Manhattan College’s Raymond W. Kelly ’63 Student Commons, which officially opened in October 2014, recently achieved LEED (Leadership in Energy and Environmental Design) gold certification by the U.S. Green Building Council. LEED is recognized around the world as the premier mark of achievement in the design, construction and operation of green buildings. The $45 million student commons is the College’s first LEED building on campus.

The Kelly Commons is the largest LEED gold certified non-residential higher education building among 15 gold-certified LEED projects in the Bronx.

“This is the result of a great deal of hard work from our staff,” says Andy Ryan, Manhattan College Vice President for Facilities. “Obtaining LEED gold certification exemplifies Manhattan College’s commitment to bringing sustainability to the forefront of our students’ learning and living environment.”

The 70,000-square-foot Kelly Commons has many green features, including a green roof, regional materials and recycled content, enhanced commissioning, high-efficiency lighting design, occupancy-based lighting and HVAC, demand-based ventilation, variable speed refrigerant system, high-efficiency condensing boilers, installation of Elkay hydration stations, and low-flow bathroom fixtures. In addition, an energy management system monitors the energy throughout the building, and is frequently surveyed and analyzed to review progress and ways to continue to improve.

The building is named for former NYPD Police Commissioner Raymond Kelly, who graduated from Manhattan College in 1963, and is one of the College’s most renowned and respected alumni. As the crossroads of campus, the Kelly Student Commons links the north and south parts of campus.

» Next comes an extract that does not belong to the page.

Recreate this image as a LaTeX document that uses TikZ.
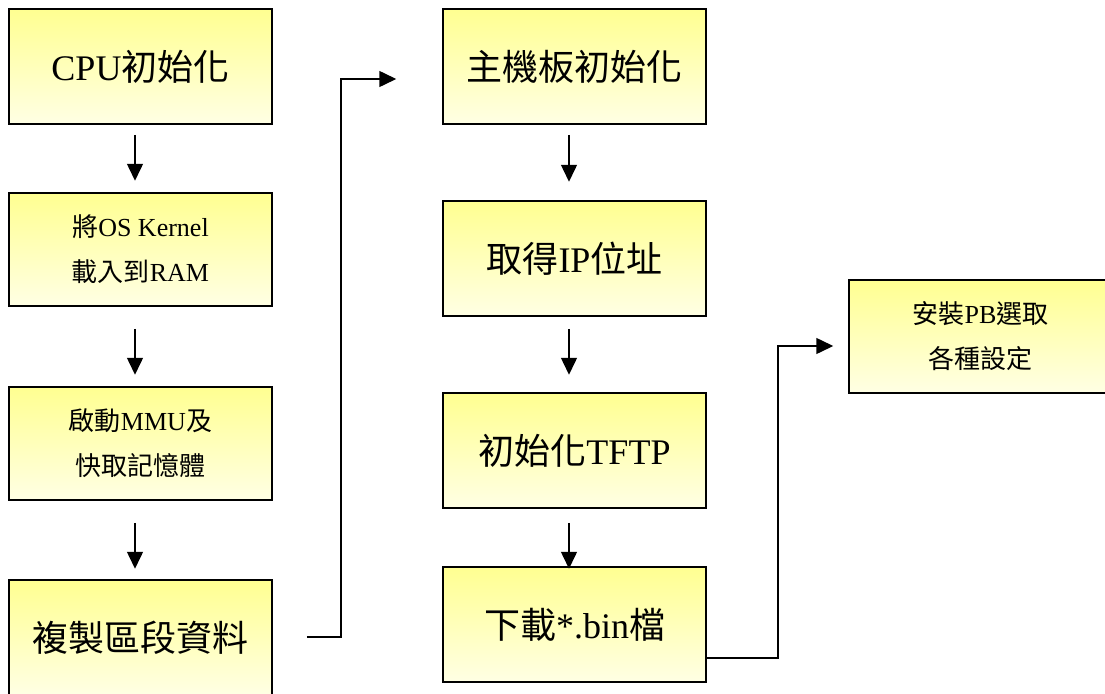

A true community space, the building significantly enhances the College’s ability to integrate academics and student life programming, and provides space for fitness and wellness programming, dining, study, and cultural and community events.

The design and construction of the Raymond W. Kelly ’63 Student Commons was done in partnership with Perkins Eastman Architects, P.C. and Edward I. Mills + Associates, a joint venture, as well as Syska Hennessy Group, Inc. and Pavarini Northeast Construction Company, Inc., along with Taitem Engineering, PC, the College’s LEED consultant.